Dubhe Carreño, founder of This Quiet Dust Ceramics, hails originally from Venezuela. Since the 1990s, however, she has resided in the United States, transitioning from the field of professional dance to ceramics – first as a gallery owner and dealer, and eventually a full-time artist and producer – as a young adult.
Carreño received her MFA from The School of the Art Institute of Chicago; today, she and her family reside in Northbrook, Illinois, where she crafts handmade porcelain ceramics out of her home studio. Carreño also works as a ceramics instructor at Northeastern Illinois University, passing along her talent to a new generation of artists and craftspeople.
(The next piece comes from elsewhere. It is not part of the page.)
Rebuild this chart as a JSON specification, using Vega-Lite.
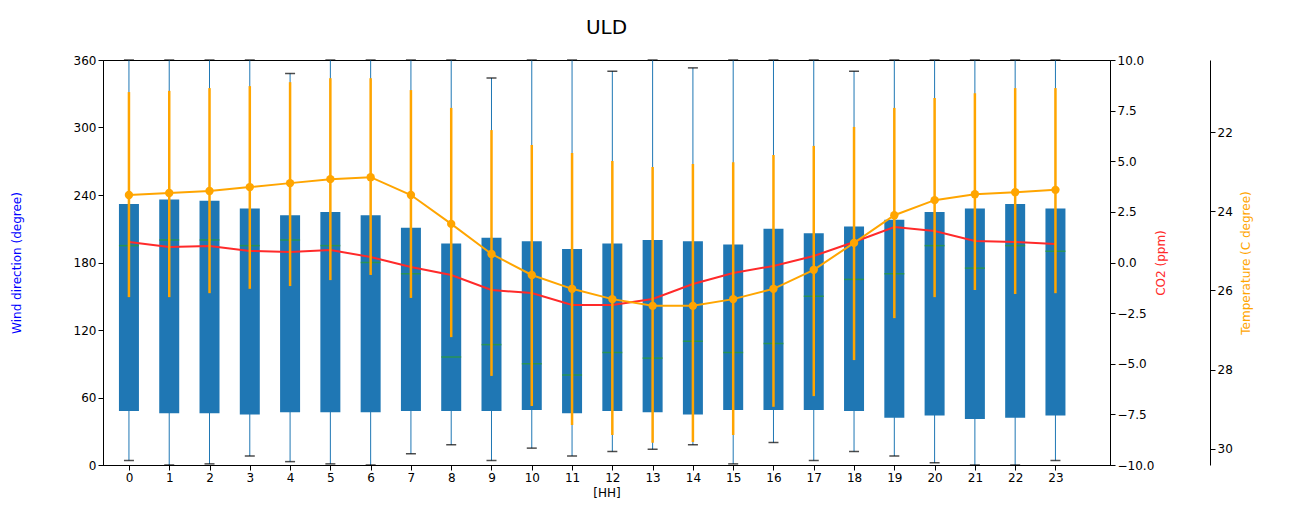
{
  "$schema": "https://vega.github.io/schema/vega-lite/v6.json",
  "width": 1007,
  "height": 405,
  "background": "white",
  "padding": {"left": 10, "top": 18, "right": 20, "bottom": 5},
  "title": {"text": "ULD", "fontSize": 20, "fontWeight": "normal", "font": "DejaVu Sans", "offset": 16},
  "config": {
    "font": "DejaVu Sans",
    "view": {"stroke": "black"},
    "axis": {"grid": false, "labelFontSize": 12, "titleFontSize": 12, "titleFontWeight": "normal", "domainColor": "black", "tickColor": "black", "labelColor": "black"}
  },
  "data": {
    "values": [
      {"HH": 0, "q1": 48, "q3": 232, "med": 195, "wlo": 4, "whi": 360, "co2": 1.01, "t": 23.59, "tlo": 20.99, "thi": 26.17},
      {"HH": 1, "q1": 46, "q3": 236, "med": 200, "wlo": 0, "whi": 360, "co2": 0.77, "t": 23.54, "tlo": 20.96, "thi": 26.17},
      {"HH": 2, "q1": 46, "q3": 235, "med": 200, "wlo": 1, "whi": 360, "co2": 0.81, "t": 23.49, "tlo": 20.89, "thi": 26.07},
      {"HH": 3, "q1": 45, "q3": 228, "med": 195, "wlo": 8, "whi": 360, "co2": 0.57, "t": 23.39, "tlo": 20.84, "thi": 25.96},
      {"HH": 4, "q1": 47, "q3": 222, "med": 200, "wlo": 3, "whi": 348, "co2": 0.52, "t": 23.29, "tlo": 20.74, "thi": 25.89},
      {"HH": 5, "q1": 47, "q3": 225, "med": 195, "wlo": 1, "whi": 360, "co2": 0.62, "t": 23.19, "tlo": 20.64, "thi": 25.74},
      {"HH": 6, "q1": 47, "q3": 222, "med": 180, "wlo": 0, "whi": 360, "co2": 0.27, "t": 23.14, "tlo": 20.64, "thi": 25.61},
      {"HH": 7, "q1": 48, "q3": 211, "med": 170, "wlo": 10, "whi": 360, "co2": -0.22, "t": 23.59, "tlo": 20.94, "thi": 26.19},
      {"HH": 8, "q1": 48, "q3": 197, "med": 96, "wlo": 18, "whi": 360, "co2": -0.62, "t": 24.32, "tlo": 21.39, "thi": 27.18},
      {"HH": 9, "q1": 48, "q3": 202, "med": 107, "wlo": 4, "whi": 344, "co2": -1.36, "t": 25.08, "tlo": 21.95, "thi": 28.16},
      {"HH": 10, "q1": 49, "q3": 199, "med": 90, "wlo": 15, "whi": 360, "co2": -1.51, "t": 25.61, "tlo": 22.33, "thi": 28.92},
      {"HH": 11, "q1": 46, "q3": 192, "med": 80, "wlo": 8, "whi": 360, "co2": -2.1, "t": 25.96, "tlo": 22.53, "thi": 29.4},
      {"HH": 12, "q1": 48, "q3": 197, "med": 100, "wlo": 12, "whi": 350, "co2": -2.1, "t": 26.22, "tlo": 22.73, "thi": 29.65},
      {"HH": 13, "q1": 47, "q3": 200, "med": 95, "wlo": 14, "whi": 360, "co2": -1.8, "t": 26.39, "tlo": 22.88, "thi": 29.85},
      {"HH": 14, "q1": 45, "q3": 199, "med": 110, "wlo": 18, "whi": 353, "co2": -1.06, "t": 26.39, "tlo": 22.81, "thi": 29.83},
      {"HH": 15, "q1": 49, "q3": 196, "med": 100, "wlo": 1, "whi": 360, "co2": -0.52, "t": 26.22, "tlo": 22.76, "thi": 29.65},
      {"HH": 16, "q1": 49, "q3": 210, "med": 108, "wlo": 20, "whi": 360, "co2": -0.17, "t": 25.96, "tlo": 22.58, "thi": 28.94},
      {"HH": 17, "q1": 49, "q3": 206, "med": 150, "wlo": 4, "whi": 360, "co2": 0.32, "t": 25.48, "tlo": 22.35, "thi": 28.67},
      {"HH": 18, "q1": 48, "q3": 212, "med": 165, "wlo": 12, "whi": 350, "co2": 1.01, "t": 24.8, "tlo": 21.87, "thi": 27.76},
      {"HH": 19, "q1": 42, "q3": 218, "med": 170, "wlo": 8, "whi": 360, "co2": 1.75, "t": 24.1, "tlo": 21.39, "thi": 26.7},
      {"HH": 20, "q1": 44, "q3": 225, "med": 195, "wlo": 2, "whi": 360, "co2": 1.56, "t": 23.72, "tlo": 21.14, "thi": 26.17},
      {"HH": 21, "q1": 41, "q3": 228, "med": 175, "wlo": 0, "whi": 360, "co2": 1.06, "t": 23.57, "tlo": 21.02, "thi": 25.99},
      {"HH": 22, "q1": 42, "q3": 232, "med": 195, "wlo": 0, "whi": 360, "co2": 1.01, "t": 23.52, "tlo": 20.89, "thi": 26.09},
      {"HH": 23, "q1": 44, "q3": 228, "med": 190, "wlo": 4, "whi": 360, "co2": 0.91, "t": 23.46, "tlo": 20.89, "thi": 26.07}
    ]
  },
  "encoding": {
    "x": {
      "field": "HH", "type": "quantitative", "title": "[HH]",
      "scale": {"domain": [-0.52, 24.23], "nice": false, "zero": false},
      "axis": {"values": [0,1,2,3,4,5,6,7,8,9,10,11,12,13,14,15,16,17,18,19,20,21,22,23], "labelFlush": false}
    }
  },
  "layer": [
    {
      "layer": [
        {
          "mark": {"type": "rule", "color": "#1f77b4", "strokeWidth": 1},
          "encoding": {
            "y": {"field": "wlo", "type": "quantitative", "scale": {"domain": [0, 360], "nice": false}, "title": "Wind direction (degree)",
              "axis": {"values": [0, 60, 120, 180, 240, 300, 360], "titleColor": "blue", "titlePadding": 50}},
            "y2": {"field": "whi"}
          }
        },
        {
          "mark": {"type": "bar", "color": "#1f77b4", "width": 20},
          "encoding": {"y": {"field": "q1", "type": "quantitative"}, "y2": {"field": "q3"}}
        },
        {
          "mark": {"type": "tick", "orient": "horizontal", "color": "#2ca02c", "size": 20, "thickness": 1.5},
          "encoding": {"y": {"field": "med", "type": "quantitative"}}
        },
        {
          "mark": {"type": "tick", "orient": "horizontal", "color": "black", "size": 10, "thickness": 1.5},
          "encoding": {"y": {"field": "wlo", "type": "quantitative"}}
        },
        {
          "mark": {"type": "tick", "orient": "horizontal", "color": "black", "size": 10, "thickness": 1.5},
          "encoding": {"y": {"field": "whi", "type": "quantitative"}}
        }
      ]
    },
    {
      "mark": {"type": "line", "color": "#ff2a2a", "strokeWidth": 2},
      "encoding": {
        "y": {"field": "co2", "type": "quantitative", "title": "CO2 (ppm)",
          "scale": {"domain": [-10, 10], "nice": false},
          "axis": {"orient": "right", "values": [-10, -7.5, -5, -2.5, 0, 2.5, 5, 7.5, 10], "format": ".1f", "titleColor": "#ff2a2a", "titleAngle": 270, "titlePadding": 14}}
      }
    },
    {
      "layer": [
        {
          "mark": {"type": "rule", "color": "orange", "strokeWidth": 2.5},
          "encoding": {
            "y": {"field": "tlo", "type": "quantitative", "title": "Temperature (C degree)",
              "scale": {"domain": [20.18, 30.41], "nice": false, "zero": false, "reverse": true},
              "axis": {"orient": "right", "offset": 100, "values": [22, 24, 26, 28, 30], "titleColor": "orange", "titleAngle": 270, "titlePadding": 20}},
            "y2": {"field": "thi"}
          }
        },
        {
          "mark": {"type": "line", "color": "orange", "strokeWidth": 2, "point": {"color": "orange", "size": 70, "filled": true}},
          "encoding": {"y": {"field": "t", "type": "quantitative"}}
        }
      ]
    }
  ],
  "resolve": {"scale": {"y": "independent"}}
}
Founded in 2013, This Quiet Dust Ceramics is known for artist Dubhe Carreño’s organic, minimalist approach to functional porcelain kitchenware. She brings the skillful fluidity learned through many years of upper-level dance to her ceramics craft, introducing elements of stillness and motion to each piece through subtle alterations to symmetry and line. As quoted in a 2017 issue of Ceramics Monthly, Carreño explains that it was “the delicate relationship between anticipation, tension, rhythm, quietness, and movement needed to create a very specific aesthetic; and the way that every line and contour delivers a very precise expression” that initially drew her to the discipline of ceramics.
“Clay teaches me to listen, to be patient, to spend time doing a job right, to be present minded and to observe myself, to not judge too quickly, to accept, and to not be attached.”
Tableware from This Quiet Dust is thrown from mid-range-temperature porcelain and fired in an oxidation atmosphere kiln. The resulting bowls, plates, mugs, spoon rests, and other pieces are beautiful, sturdy, and easily cleaned either by hand or in the dishwasher.